А под аккорды марша звучит… финальный монолог Ольги из «Трёх сестёр»: «Уходят военные». Ещё одна театральная цитата — ещё одно свидетельство неизбывной, почти животной женской страсти к Мужчине-Воину. Чехов не Куприн — драматическая форма бесстрастна; тем страшнее это объективное, непреодолимое никакими режимами, никакими доводами рассудка желание встать в единый строй.
«Музыка играет так весело, так радостно!..» Так громче музыка, играй победу!..
Кто остановит победное шествие? Кто остановит героинь книги «Цинковые мальчики», подавших в суд на Светлану Алексиевич, беспристрастного Хроникёра их трагических биографий, обратившей их очи внутрь собственных душ? В чей ещё дом должна прийти беда, чтобы остановить сегодняшнюю войну, на которой гибнут мальчики из России?

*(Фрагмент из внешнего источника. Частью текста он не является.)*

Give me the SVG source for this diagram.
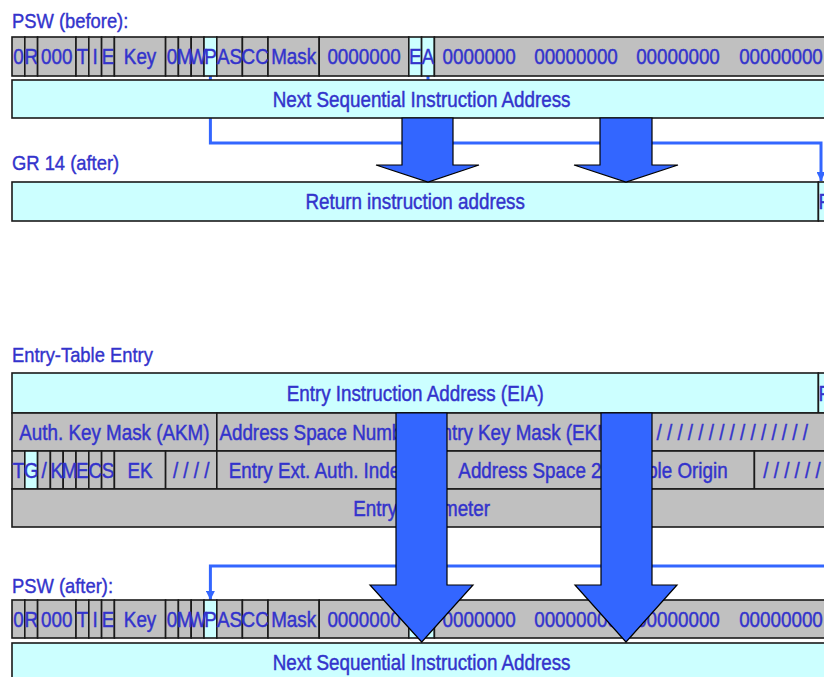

«Я получил повестку», — говорит студент — один из участников спектакля. Молча смотрят на него женщины в сапогах и гимнастёрках. Завтра ещё одной их сестре искать защиты в Комитете солдатских матерей и обивать ковровые дорожки военкоматов, разыскивая тело своего сына? Или мы видим не мальчика, но мужа, готового самому сделать свой выбор? Женщины рвут его повестку в клочья.
…Но ещё многих всяких дураков радует
Бравое пенье солдат.
P. S. …Я точно знаю, какой пьесы не хватило на российской сцене в День Победы. Жан Жироду, «Троянской войны не будет».